The PM has accepted my advice to delay bringing the Bill on the Arrangement of Bedouin Settlement in the Negev to a Knesset vote. Several days ago, the chairman of the Knesset coalition announced that there is not a majority supporting the bill in its present form. Since the bill reached the Knesset, all sorts of interest groups have gotten involved, trying to take advantage of the plight of the Negev Bedouin in order to achieve political gain. We must not allow a hostile takeover of the bill. We must not allow its kidnapping and its distortion.

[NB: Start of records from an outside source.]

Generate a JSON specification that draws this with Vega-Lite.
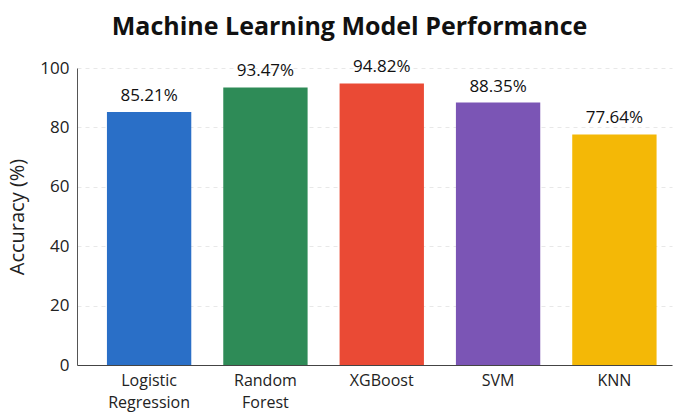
{
  "$schema": "https://vega.github.io/schema/vega-lite/v6.json",
  "width": 595,
  "height": 297,
  "autosize": "none",
  "padding": {"left": 77, "top": 68, "right": 26, "bottom": 55},
  "background": "white",
  "title": {
    "text": "Machine Learning Model Performance",
    "fontSize": 25,
    "font": "Open Sans",
    "fontWeight": "bold",
    "color": "#111111",
    "dx": -25,
    "offset": 18
  },
  "config": {
    "view": {"stroke": null},
    "font": "Open Sans"
  },
  "data": {
    "values": [
      {"Model": "Logistic Regression", "Accuracy": 85.21, "Label": "85.21%"},
      {"Model": "Random Forest", "Accuracy": 93.47, "Label": "93.47%"},
      {"Model": "XGBoost", "Accuracy": 94.82, "Label": "94.82%"},
      {"Model": "SVM", "Accuracy": 88.35, "Label": "88.35%"},
      {"Model": "KNN", "Accuracy": 77.64, "Label": "77.64%"}
    ]
  },
  "encoding": {
    "x": {
      "field": "Model",
      "type": "nominal",
      "sort": null,
      "scale": {"paddingInner": 0.275, "paddingOuter": 0.195, "align": 0.66},
      "axis": {
        "title": null,
        "labelAngle": 0,
        "labelExpr": "split(datum.label, ' ')",
        "labelFontSize": 16,
        "labelColor": "#222222",
        "labelPadding": 7,
        "labelLineHeight": 22,
        "ticks": false,
        "domainColor": "#444444",
        "domainWidth": 1.2
      }
    },
    "y": {
      "field": "Accuracy",
      "type": "quantitative",
      "scale": {"domain": [0, 100]},
      "axis": {
        "title": "Accuracy (%)",
        "titleFontSize": 20,
        "titleFontWeight": "normal",
        "titleColor": "#222222",
        "titlePadding": 12,
        "values": [0, 20, 40, 60, 80, 100],
        "labelFontSize": 17,
        "labelColor": "#222222",
        "labelPadding": 8,
        "ticks": false,
        "domainColor": "#555555",
        "grid": true,
        "gridColor": "#e8e8e8",
        "gridDash": [4, 4]
      }
    }
  },
  "layer": [
    {
      "mark": {"type": "bar"},
      "encoding": {
        "color": {
          "field": "Model",
          "type": "nominal",
          "legend": null,
          "scale": {
            "domain": ["Logistic Regression", "Random Forest", "XGBoost", "SVM", "KNN"],
            "range": ["#2a6fc7", "#2e8b57", "#ea4a35", "#7b55b5", "#f4b806"]
          }
        }
      }
    },
    {
      "mark": {"type": "text", "dy": -16, "fontSize": 17, "color": "#111111"},
      "encoding": {"text": {"field": "Label"}}
    }
  ]
}
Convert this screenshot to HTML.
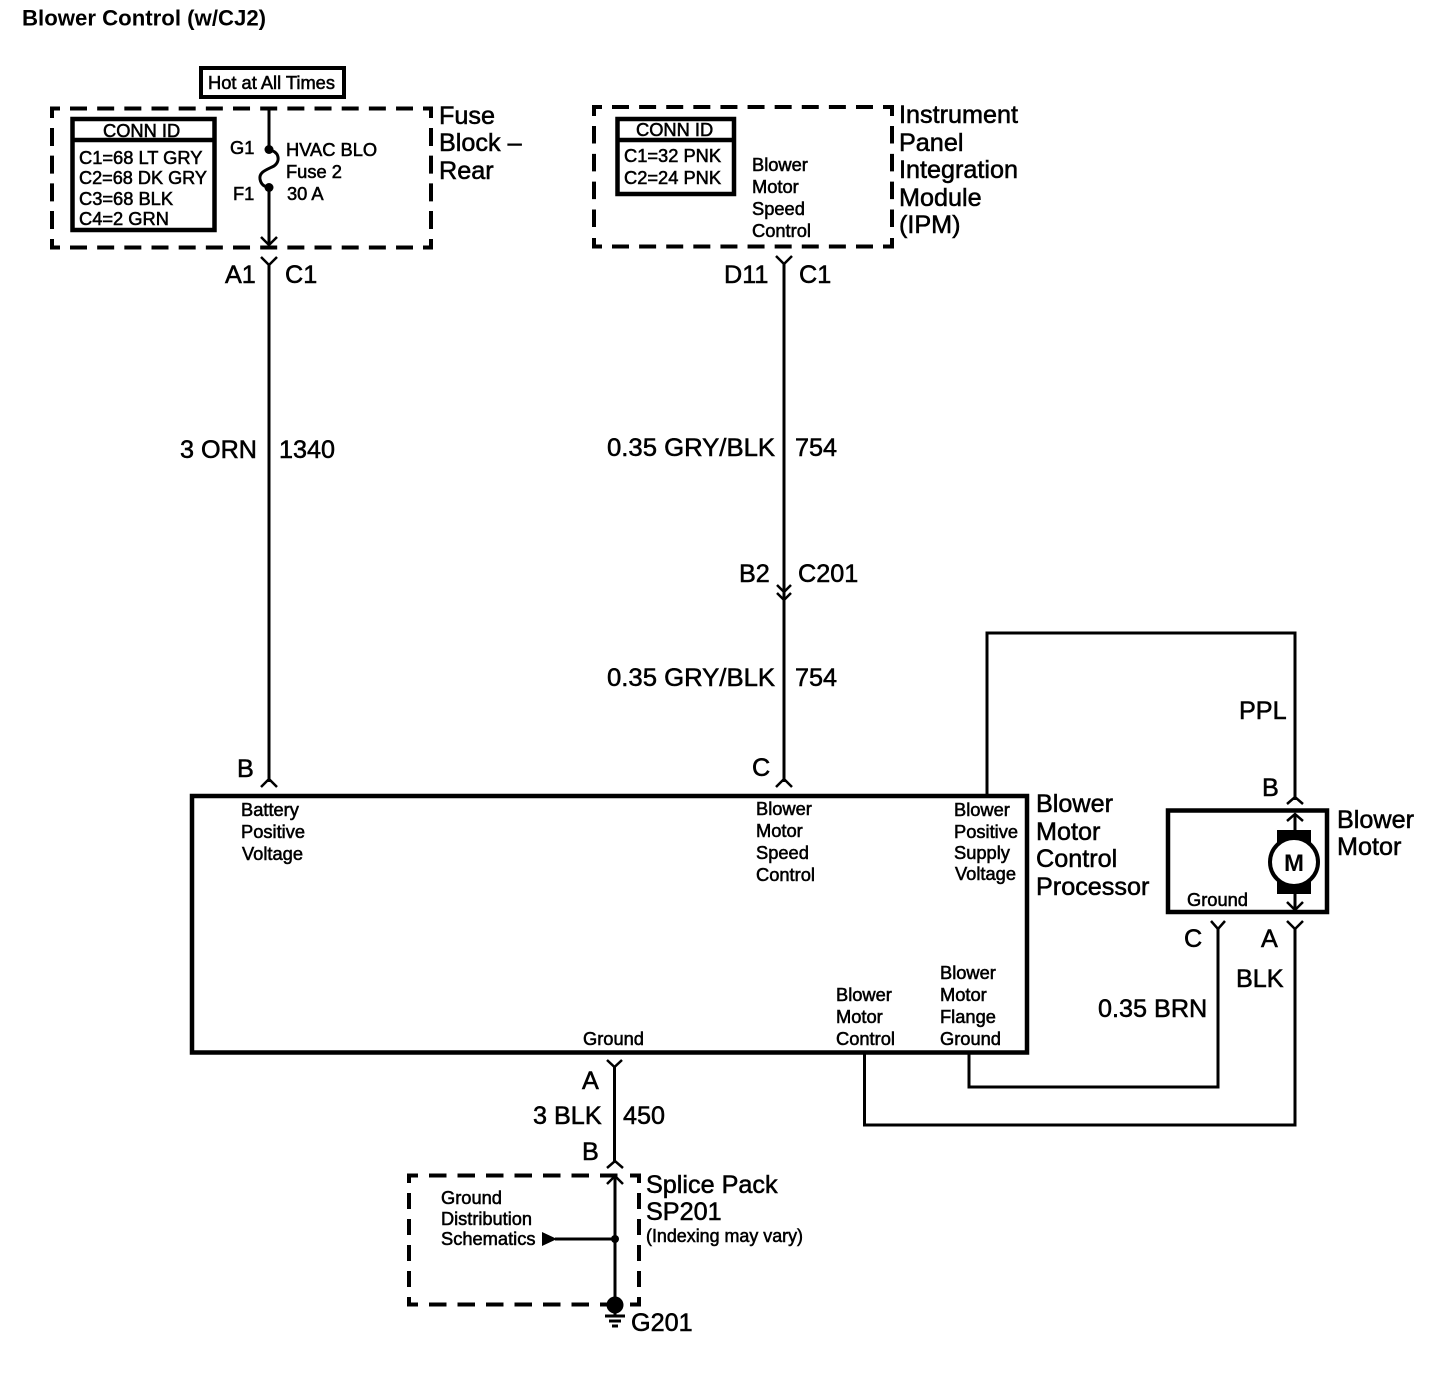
<!DOCTYPE html>
<html><head><meta charset="utf-8"><style>
html,body{margin:0;padding:0;background:#fff}
svg{display:block}
text{font-family:"Liberation Sans",sans-serif;fill:#000;stroke:#000;stroke-width:.55px;white-space:pre}
.l{font-size:25.2px}.m{font-size:18.3px}.t{font-size:22.2px;font-weight:bold;stroke-width:0}
.w{fill:none;stroke:#000;stroke-width:3}
.b{fill:none;stroke:#000;stroke-width:4}
.c{fill:none;stroke:#000;stroke-width:4.5}
.a{fill:none;stroke:#000;stroke-width:2.5}
</style></head><body>
<svg width="1440" height="1376" viewBox="0 0 1440 1376" xmlns="http://www.w3.org/2000/svg">
<rect width="1440" height="1376" fill="#fff"/>
<text class="t" x="22" y="25.5">Blower Control (w/CJ2)</text>

<!-- Hot at all times -->
<rect class="b" x="201" y="68" width="143" height="29"/>
<text class="m" x="208" y="89">Hot at All Times</text>

<!-- Fuse block dashed frame -->
<path class="b" d="M52 118 V108.5 H60 M423 108.5 H431 V118 M52 239 V247.5 H60 M423 247.5 H431 V239"/>
<line class="b" x1="70" y1="108.5" x2="413" y2="108.5" stroke-dasharray="17 10.17"/>
<line class="b" x1="70" y1="247.5" x2="413" y2="247.5" stroke-dasharray="17 10.17"/>
<line class="b" x1="52" y1="128" x2="52" y2="229" stroke-dasharray="18 9.67"/>
<line class="b" x1="431" y1="128" x2="431" y2="229" stroke-dasharray="18 9.67"/>

<rect class="c" x="72.5" y="119" width="142" height="111"/>
<line class="c" x1="72.5" y1="140" x2="214.5" y2="140"/>
<text class="m" x="103" y="137">CONN ID</text>
<text class="m" x="79" y="164">C1=68 LT GRY</text>
<text class="m" x="79" y="184" textLength="128" lengthAdjust="spacingAndGlyphs">C2=68 DK GRY</text>
<text class="m" x="79" y="205">C3=68 BLK</text>
<text class="m" x="79" y="225">C4=2 GRN</text>
<line class="w" x1="269" y1="108" x2="269" y2="150"/>
<circle cx="269" cy="149.5" r="4.5"/>
<path class="w" d="M269 150 C279 151 281 161 274 166 C266 170 259 172 260 179 C261 185 265 187 269 187"/>
<circle cx="269" cy="187.5" r="4.5"/>
<line class="w" x1="269" y1="187" x2="269" y2="245"/>
<path class="a" d="M261 237 L269 245 L277 237"/>
<text class="m" x="230" y="154">G1</text>
<text class="m" x="233" y="200">F1</text>
<text class="m" x="286" y="156">HVAC BLO</text>
<text class="m" x="286" y="178">Fuse 2</text>
<text class="m" x="287" y="200">30 A</text>
<text class="l" x="439" y="124">Fuse</text>
<text class="l" x="439" y="151">Block –</text>
<text class="l" x="439" y="179">Rear</text>

<path class="a" d="M261 257 L269 265 L277 257"/>
<line class="w" x1="269" y1="264" x2="269" y2="782"/>
<path class="a" d="M261 787 L269 779 L277 787"/>
<text class="l" x="225" y="283">A1</text>
<text class="l" x="285" y="283">C1</text>
<text class="l" x="180" y="458">3 ORN</text>
<text class="l" x="279" y="458">1340</text>
<text class="l" x="237" y="777">B</text>

<!-- IPM dashed frame -->
<path class="b" d="M594 116 V107 H602 M883 107 H892 V116 M594 238 V246.5 H602 M883 246.5 H892 V238"/>
<line class="b" x1="612" y1="107" x2="873" y2="107" stroke-dasharray="17 10.11"/>
<line class="b" x1="612" y1="246.5" x2="873" y2="246.5" stroke-dasharray="17 10.11"/>
<line class="b" x1="594" y1="126" x2="594" y2="227" stroke-dasharray="17.5 10.33"/>
<line class="b" x1="892" y1="126" x2="892" y2="227" stroke-dasharray="17.5 10.33"/>

<rect class="c" x="617.5" y="119" width="116.5" height="75"/>
<line class="c" x1="617.5" y1="140" x2="734" y2="140"/>
<text class="m" x="636" y="136">CONN ID</text>
<text class="m" x="624" y="162">C1=32 PNK</text>
<text class="m" x="624" y="184">C2=24 PNK</text>
<text class="m" x="752" y="171">Blower</text>
<text class="m" x="752" y="193">Motor</text>
<text class="m" x="752" y="215">Speed</text>
<text class="m" x="752" y="237">Control</text>
<text class="l" x="899" y="123">Instrument</text>
<text class="l" x="899" y="151">Panel</text>
<text class="l" x="899" y="178">Integration</text>
<text class="l" x="899" y="206">Module</text>
<text class="l" x="899" y="233">(IPM)</text>

<path class="a" d="M776 256 L784 264 L792 256"/>
<line class="w" x1="784" y1="263" x2="784" y2="598"/>
<text class="l" x="724" y="283">D11</text>
<text class="l" x="799" y="283">C1</text>
<text class="l" x="607" y="456" textLength="168" lengthAdjust="spacingAndGlyphs">0.35 GRY/BLK</text>
<text class="l" x="795" y="456">754</text>
<text class="l" x="739" y="582">B2</text>
<text class="l" x="798" y="582">C201</text>
<path class="a" d="M777 585 L784 592 L791 585"/>
<path class="a" d="M777 593 L784 600 L791 593"/>
<line class="w" x1="784" y1="598" x2="784" y2="782"/>
<text class="l" x="607" y="686" textLength="168" lengthAdjust="spacingAndGlyphs">0.35 GRY/BLK</text>
<text class="l" x="795" y="686">754</text>
<text class="l" x="752" y="776">C</text>
<path class="a" d="M776 787 L784 779 L792 787"/>

<!-- Processor -->
<rect class="c" x="192" y="796" width="835" height="256.5"/>
<text class="m" x="241" y="816">Battery</text>
<text class="m" x="241" y="838">Positive</text>
<text class="m" x="242" y="860">Voltage</text>
<text class="m" x="756" y="815">Blower</text>
<text class="m" x="756" y="837">Motor</text>
<text class="m" x="756" y="859">Speed</text>
<text class="m" x="756" y="881">Control</text>
<text class="m" x="954" y="816">Blower</text>
<text class="m" x="954" y="838">Positive</text>
<text class="m" x="954" y="859">Supply</text>
<text class="m" x="955" y="880">Voltage</text>
<text class="m" x="940" y="979">Blower</text>
<text class="m" x="940" y="1001">Motor</text>
<text class="m" x="940" y="1023">Flange</text>
<text class="m" x="940" y="1045">Ground</text>
<text class="m" x="836" y="1001">Blower</text>
<text class="m" x="836" y="1023">Motor</text>
<text class="m" x="836" y="1045">Control</text>
<text class="m" x="583" y="1045">Ground</text>
<text class="l" x="1036" y="812">Blower</text>
<text class="l" x="1036" y="840">Motor</text>
<text class="l" x="1036" y="867">Control</text>
<text class="l" x="1036" y="895">Processor</text>

<!-- Wires right -->
<path class="w" d="M987 796 V633 H1295 V800"/>
<path class="a" d="M1287 804 L1295 797 L1303 804"/>
<text class="l" x="1239" y="719">PPL</text>
<text class="l" x="1262" y="796">B</text>

<!-- Blower motor -->
<rect class="c" x="1168" y="810.5" width="159" height="101.5"/>
<rect x="1277" y="830" width="34" height="64" fill="#000"/>
<circle cx="1294" cy="862" r="24" fill="#fff" stroke="#000" stroke-width="4"/>
<text x="1294" y="871" text-anchor="middle" style="font-size:24px;font-weight:bold;stroke-width:0">M</text>
<line class="w" x1="1295" y1="815" x2="1295" y2="830"/>
<path class="a" d="M1287 821 L1295 814 L1303 821"/>
<line class="w" x1="1295" y1="894" x2="1295" y2="910"/>
<path class="a" d="M1287 902 L1295 910 L1303 902"/>
<text class="m" x="1187" y="906">Ground</text>
<text class="l" x="1337" y="828">Blower</text>
<text class="l" x="1337" y="855">Motor</text>
<path class="a" d="M1211 921 L1218 929 L1225 921"/>
<path class="a" d="M1287 921 L1295 929 L1303 921"/>
<text class="l" x="1184" y="947">C</text>
<text class="l" x="1261" y="947">A</text>
<text class="l" x="1236" y="987">BLK</text>
<text class="l" x="1098" y="1017">0.35 BRN</text>
<path class="w" d="M1218 928 V1087 H969 V1052"/>
<path class="w" d="M1295 928 V1125 H864.5 V1052"/>

<!-- Ground -->
<path class="a" d="M607 1060 L614.5 1067 L622 1060"/>
<line class="w" x1="614.5" y1="1066" x2="614.5" y2="1163"/>
<text class="l" x="582" y="1089">A</text>
<text class="l" x="533" y="1124">3 BLK</text>
<text class="l" x="623" y="1124">450</text>
<text class="l" x="582" y="1160">B</text>
<path class="a" d="M607 1168 L615 1161 L623 1168"/>

<!-- Splice pack dashed frame -->
<path class="b" d="M409 1183 V1175.5 H418 M630 1175.5 H639 V1183 M409 1297 V1304.5 H418 M630 1304.5 H639 V1297"/>
<line class="b" x1="429" y1="1175.5" x2="618" y2="1175.5" stroke-dasharray="17.5 11"/>
<line class="b" x1="429" y1="1304.5" x2="618" y2="1304.5" stroke-dasharray="17.5 11"/>
<line class="b" x1="409" y1="1193" x2="409" y2="1287" stroke-dasharray="16 10"/>
<line class="b" x1="639" y1="1193" x2="639" y2="1287" stroke-dasharray="16 10"/>
<line class="w" x1="615" y1="1176" x2="615" y2="1304"/>
<path class="a" d="M607 1184 L615 1176 L623 1184"/>
<circle cx="615" cy="1239" r="4"/>
<line class="w" x1="555" y1="1239" x2="615" y2="1239"/>
<path d="M542 1232 L557 1239 L542 1246 Z"/>
<circle cx="615" cy="1305" r="8.5"/>
<line class="w" x1="615" y1="1305" x2="615" y2="1316"/>
<line class="w" x1="605" y1="1316" x2="625" y2="1316"/>
<line class="w" x1="609" y1="1321" x2="621" y2="1321"/>
<line class="w" x1="612" y1="1326" x2="618" y2="1326"/>
<text class="m" x="441" y="1204">Ground</text>
<text class="m" x="441" y="1225" textLength="91" lengthAdjust="spacingAndGlyphs">Distribution</text>
<text class="m" x="441" y="1245">Schematics</text>
<text class="l" x="646" y="1193">Splice Pack</text>
<text class="l" x="646" y="1220">SP201</text>
<text class="m" x="646" y="1242" textLength="157" lengthAdjust="spacingAndGlyphs">(Indexing may vary)</text>
<text class="l" x="631" y="1331">G201</text>
</svg>
</body></html>
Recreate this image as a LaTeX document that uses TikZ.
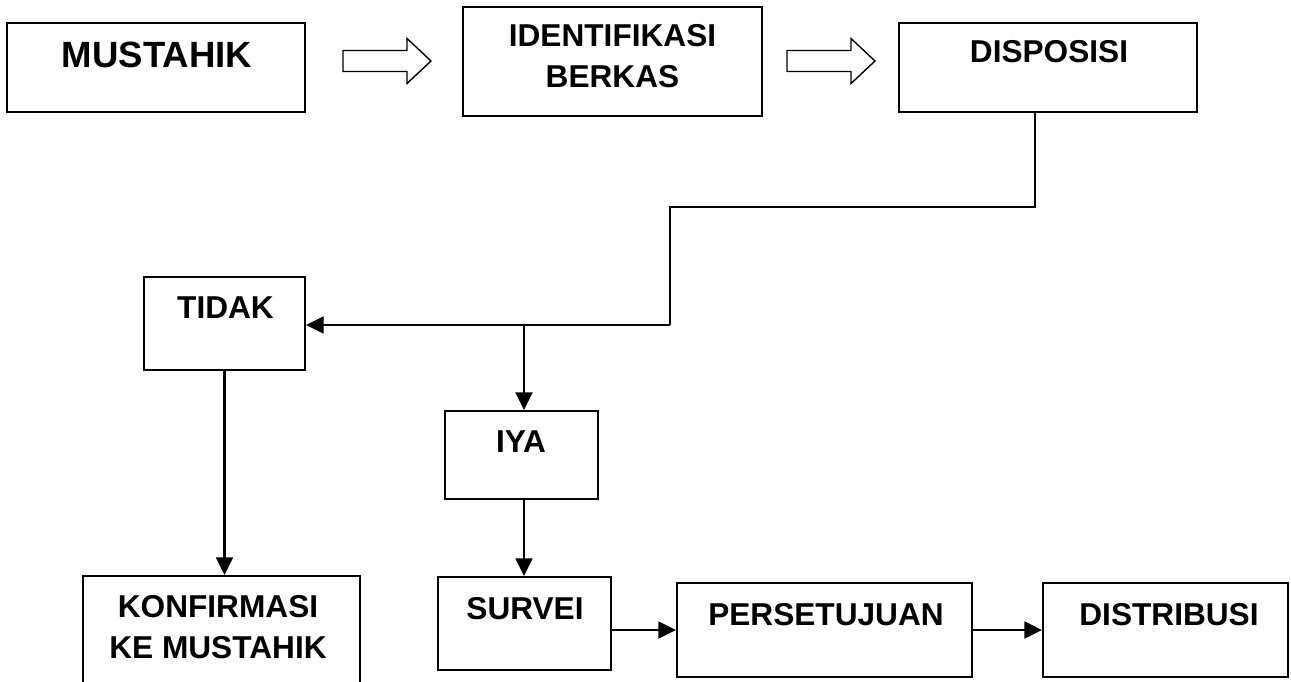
\documentclass[tikz,border=0pt]{standalone}
\usepackage{fontspec}
\setmainfont{Liberation Sans}
\usetikzlibrary{arrows.meta}

\begin{document}
\begin{tikzpicture}[x=0.02cm,y=-0.02cm]

\tikzset{box/.style = {draw, line width=1.1pt, inner sep=0pt}}
\tikzset{size/.style 2 args = {minimum width=#1*0.02cm, minimum height=#2*0.02cm}}
\tikzset{txt/.style = {font=\bfseries\fontsize{18}{23.3}\selectfont, align=center, inner sep=0pt}}
\tikzset{arc/.style = {-{Triangle[length=10pt,width=9.5pt]}, line width=1.5pt}}
\tikzset{link/.style = {line width=1.5pt}}
\tikzset{blockarr/.pic = {\draw[line width=0.8pt] (0,-10.5) -- (64,-10.5) -- (64,-22.5)
  -- (88,0) -- (64,22.5) -- (64,10.5) -- (0,10.5) -- cycle;}}

\useasboundingbox (0,0) rectangle (1291,682);
\clip (0,0) rectangle (1291,682);

% boxes
\node[box, size={298}{89}] (mus) at (156,67.5) {};
\node[box, size={299}{109}] (ident) at (612.5,61.5) {};
\node[box, size={298}{89}] (disp) at (1048,67.5) {};
\node[box, size={161}{93}] (tidak) at (224.5,323.5) {};
\node[box, size={153}{88}] (iya) at (521.5,455) {};
\node[box, size={277}{110}] (konf) at (221.5,631) {};
\node[box, size={173}{93}] (survei) at (524.5,623.5) {};
\node[box, size={295}{94}] (pers) at (824.5,630) {};
\node[box, size={245}{94}] (dist) at (1165.5,630) {};

% texts
\node[txt, font=\bfseries\fontsize{20.8}{25}\selectfont] (mus-t) at (157,55) {MUSTAHIK};
\node[txt] (ident-t) at (612.5,56.5) {IDENTIFIKASI\\BERKAS};
\node[txt] (disp-t) at (1049,52) {DISPOSISI};
\node[txt] (tidak-t) at (225.5,308) {TIDAK};
\node[txt] (iya-t) at (521,442) {IYA};
\node[txt] (konf-t) at (218,627.5) {KONFIRMASI\\KE MUSTAHIK};
\node[txt] (survei-t) at (525,609) {SURVEI};
\node[txt] (pers-t) at (826,615) {PERSETUJUAN};
\node[txt] (dist-t) at (1169,615) {DISTRIBUSI};

% block arrows
\pic at (343,61) {blockarr};
\pic at (787,61) {blockarr};

% connectors
\coordinate (c1) at (1035,207);
\coordinate (c2) at (670,325);
\coordinate (fork) at (524,325);
\draw[link] (disp.south -| c1) -- (c1) -| (c2);
\draw[arc] (c2) -- (c2 -| tidak.east);
\draw[arc] (fork) -- (fork |- iya.north);
\draw[arc] (iya.south -| fork) -- (fork |- survei.north);
\draw[arc] (tidak.south) -- (tidak.south |- konf.north);
\draw[arc] (pers.west -| survei.east) -- (pers.west);
\draw[arc] (pers.east) -- (dist.west);

\end{tikzpicture}
\end{document}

The government will work to formulate a new version of the plan instead. The Prawer Plan called for Israel to officially recognize and register the vast majority of Bedouin settlements throughout the south, and compensate the residents of 35 unrecognized villages, some 30,000 to 40,000 people, who were to be moved off state-owned land into towns built for them. Despite the setback, Begin urged for a solution to the plight of the Bedouin in the Negev, calling them “the most deprived group in Israel,” and said Israel must solve its problems immediately. Protests against the bill have occasionally turned violent. Fifteen police officers were injured and 40 people were arrested during a violent demonstration that drew over 1,500 people at Hura junction in the Negev two weeks ago. The bill, also known as the Prawer-Begin Plan, was drawn up by Begin and approved by the cabinet in Sep 2011. The Israeli government said the plan would give the Bedouin the services and economic opportunities they currently lack. But where the government sees investment, many Bedouin and human rights activists said they see a land grab tinged with anti-Arab racism. In January, Netanyahu said the plan was aimed at ending the 65-year-long situation in which the state had given up control of land settled by semi-nomadic Bedouin tribes. It would also “put an end to the spread of illegal building by Negev Bedouin and lead to better integration of the Bedouin into Israeli society,” he said.